→ Short exercise: Restate the listing below word for word, omitting any images.

>>>

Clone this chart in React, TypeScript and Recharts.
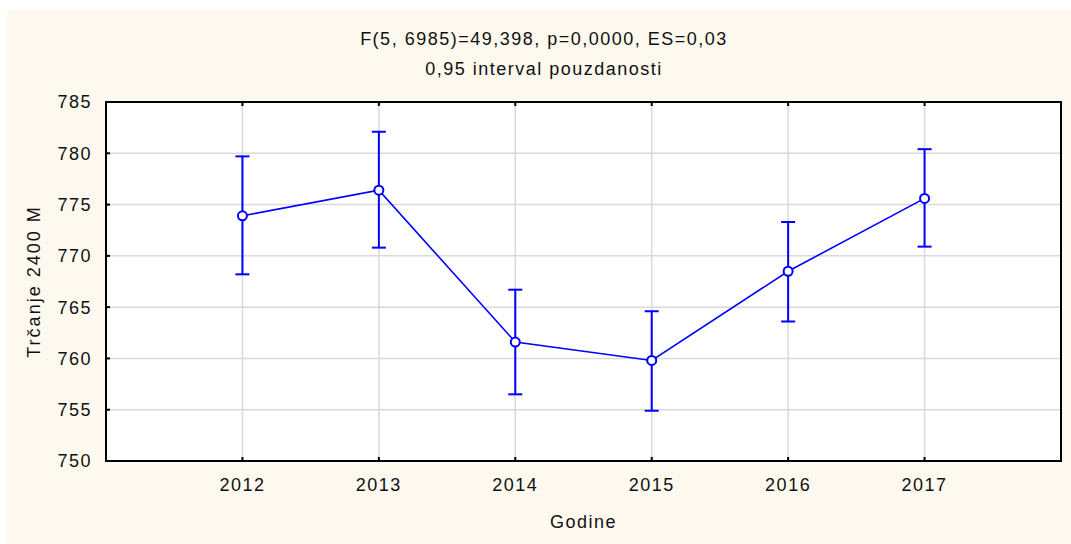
import { LineChart, Line, XAxis, YAxis, CartesianGrid, ErrorBar, ReferenceArea } from "recharts";

const years = [2012, 2013, 2014, 2015, 2016, 2017];
const means = [773.9, 776.4, 761.6, 759.8, 768.5, 775.6];
const lower = [768.2, 770.8, 756.5, 754.9, 763.6, 770.9];
const upper = [779.7, 782.1, 766.7, 764.6, 773.3, 780.4];
const yTicks = [750, 755, 760, 765, 770, 775, 780, 785];

const title1 = "F(5, 6985)=49,398, p=0,0000, ES=0,03";
const title2 = "0,95 interval pouzdanosti";

const font = "'Liberation Sans', Arial, sans-serif";
const blue = "#0000ff";

export default function App() {
  // error bar needs [minus, plus] around the mean
  const data = years.map((y, i) => ({
    year: y,
    mean: means[i],
    err: [means[i] - lower[i], upper[i] - means[i]],
  }));

  const tickStyle = { fill: "#111", fontSize: 18, fontFamily: font, letterSpacing: 1.5 };

  return (
    <div style={{ position: "absolute", left: 0, top: 0, width: 1071, height: 544, background: "#fff" }}>
      <div style={{ position: "absolute", left: 7, top: 10, right: 0, bottom: 0, background: "#fdf9ee" }} />
      <div style={{ position: "absolute", left: 0, width: 1088, top: 30, textAlign: "center", fontFamily: font, fontSize: 18, lineHeight: "18px", letterSpacing: 1.5, color: "#111" }}>
        {title1}
      </div>
      <div style={{ position: "absolute", left: 0, width: 1088, top: 60, textAlign: "center", fontFamily: font, fontSize: 18, lineHeight: "18px", letterSpacing: 1.5, color: "#111" }}>
        {title2}
      </div>
      <LineChart
        width={1071}
        height={544}
        data={data}
        margin={{ top: 101, right: 9, bottom: 0, left: 0 }}
        style={{ position: "absolute", left: 0, top: 0 }}
      >
        <CartesianGrid stroke="#d9d9d9" strokeWidth={1.5} fill="#fff" />
        <XAxis
          dataKey="year"
          type="number"
          domain={[2011, 2018]}
          ticks={years}
          height={83}
          tickSize={-4}
          tickMargin={21}
          axisLine={{ stroke: "#000", strokeWidth: 2 }}
          tickLine={{ stroke: "#000", strokeWidth: 2 }}
          tick={tickStyle}
          label={{ value: "Godine", position: "insideBottom", offset: 16, fill: "#111", fontSize: 18, fontFamily: font, letterSpacing: 1.5 }}
        />
        <XAxis
          xAxisId="top"
          orientation="top"
          dataKey="year"
          type="number"
          domain={[2011, 2018]}
          ticks={years}
          height={1}
          tickSize={-4}
          tickFormatter={() => ""}
          axisLine={{ stroke: "#000", strokeWidth: 2 }}
          tickLine={{ stroke: "#000", strokeWidth: 2 }}
        />
        <YAxis
          type="number"
          domain={[750, 785]}
          ticks={yTicks}
          width={106}
          tickSize={-4}
          tickMargin={18}
          axisLine={{ stroke: "#000", strokeWidth: 2 }}
          tickLine={{ stroke: "#000", strokeWidth: 2 }}
          tick={tickStyle}
          label={{ value: "Trčanje 2400 M", angle: -90, position: "insideLeft", offset: 34, fill: "#111", fontSize: 18, fontFamily: font, letterSpacing: 2, style: { textAnchor: "middle" } }}
        />
        <YAxis
          yAxisId="right"
          orientation="right"
          type="number"
          domain={[750, 785]}
          ticks={yTicks}
          width={1}
          tickSize={-4}
          tickFormatter={() => ""}
          axisLine={{ stroke: "#000", strokeWidth: 2 }}
          tickLine={{ stroke: "#000", strokeWidth: 2 }}
        />
        <ReferenceArea x1={2011} x2={2018} y1={750} y2={785} fill="none" stroke="#000" strokeWidth={2} ifOverflow="visible" />
        <Line
          dataKey="mean"
          stroke={blue}
          strokeWidth={1.6}
          dot={{ r: 4.5, fill: "#fff", stroke: blue, strokeWidth: 2 }}
          activeDot={false}
          isAnimationActive={false}
        >
          <ErrorBar dataKey="err" direction="y" width={7} stroke={blue} strokeWidth={2} isAnimationActive={false} />
        </Line>
      </LineChart>
    </div>
  );
}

<<<

→ Expected answer:
Clone this chart in React, TypeScript and Recharts.
import { LineChart, Line, XAxis, YAxis, CartesianGrid, ErrorBar, ReferenceArea } from "recharts";

const years = [2012, 2013, 2014, 2015, 2016, 2017];
const means = [773.9, 776.4, 761.6, 759.8, 768.5, 775.6];
const lower = [768.2, 770.8, 756.5, 754.9, 763.6, 770.9];
const upper = [779.7, 782.1, 766.7, 764.6, 773.3, 780.4];
const yTicks = [750, 755, 760, 765, 770, 775, 780, 785];

const title1 = "F(5, 6985)=49,398, p=0,0000, ES=0,03";
const title2 = "0,95 interval pouzdanosti";

const font = "'Liberation Sans', Arial, sans-serif";
const blue = "#0000ff";

export default function App() {
  // error bar needs [minus, plus] around the mean
  const data = years.map((y, i) => ({
    year: y,
    mean: means[i],
    err: [means[i] - lower[i], upper[i] - means[i]],
  }));

  const tickStyle = { fill: "#111", fontSize: 18, fontFamily: font, letterSpacing: 1.5 };

  return (
    <div style={{ position: "absolute", left: 0, top: 0, width: 1071, height: 544, background: "#fff" }}>
      <div style={{ position: "absolute", left: 7, top: 10, right: 0, bottom: 0, background: "#fdf9ee" }} />
      <div style={{ position: "absolute", left: 0, width: 1088, top: 30, textAlign: "center", fontFamily: font, fontSize: 18, lineHeight: "18px", letterSpacing: 1.5, color: "#111" }}>
        {title1}
      </div>
      <div style={{ position: "absolute", left: 0, width: 1088, top: 60, textAlign: "center", fontFamily: font, fontSize: 18, lineHeight: "18px", letterSpacing: 1.5, color: "#111" }}>
        {title2}
      </div>
      <LineChart
        width={1071}
        height={544}
        data={data}
        margin={{ top: 101, right: 9, bottom: 0, left: 0 }}
        style={{ position: "absolute", left: 0, top: 0 }}
      >
        <CartesianGrid stroke="#d9d9d9" strokeWidth={1.5} fill="#fff" />
        <XAxis
          dataKey="year"
          type="number"
          domain={[2011, 2018]}
          ticks={years}
          height={83}
          tickSize={-4}
          tickMargin={21}
          axisLine={{ stroke: "#000", strokeWidth: 2 }}
          tickLine={{ stroke: "#000", strokeWidth: 2 }}
          tick={tickStyle}
          label={{ value: "Godine", position: "insideBottom", offset: 16, fill: "#111", fontSize: 18, fontFamily: font, letterSpacing: 1.5 }}
        />
        <XAxis
          xAxisId="top"
          orientation="top"
          dataKey="year"
          type="number"
          domain={[2011, 2018]}
          ticks={years}
          height={1}
          tickSize={-4}
          tickFormatter={() => ""}
          axisLine={{ stroke: "#000", strokeWidth: 2 }}
          tickLine={{ stroke: "#000", strokeWidth: 2 }}
        />
        <YAxis
          type="number"
          domain={[750, 785]}
          ticks={yTicks}
          width={106}
          tickSize={-4}
          tickMargin={18}
          axisLine={{ stroke: "#000", strokeWidth: 2 }}
          tickLine={{ stroke: "#000", strokeWidth: 2 }}
          tick={tickStyle}
          label={{ value: "Trčanje 2400 M", angle: -90, position: "insideLeft", offset: 34, fill: "#111", fontSize: 18, fontFamily: font, letterSpacing: 2, style: { textAnchor: "middle" } }}
        />
        <YAxis
          yAxisId="right"
          orientation="right"
          type="number"
          domain={[750, 785]}
          ticks={yTicks}
          width={1}
          tickSize={-4}
          tickFormatter={() => ""}
          axisLine={{ stroke: "#000", strokeWidth: 2 }}
          tickLine={{ stroke: "#000", strokeWidth: 2 }}
        />
        <ReferenceArea x1={2011} x2={2018} y1={750} y2={785} fill="none" stroke="#000" strokeWidth={2} ifOverflow="visible" />
        <Line
          dataKey="mean"
          stroke={blue}
          strokeWidth={1.6}
          dot={{ r: 4.5, fill: "#fff", stroke: blue, strokeWidth: 2 }}
          activeDot={false}
          isAnimationActive={false}
        >
          <ErrorBar dataKey="err" direction="y" width={7} stroke={blue} strokeWidth={2} isAnimationActive={false} />
        </Line>
      </LineChart>
    </div>
  );
}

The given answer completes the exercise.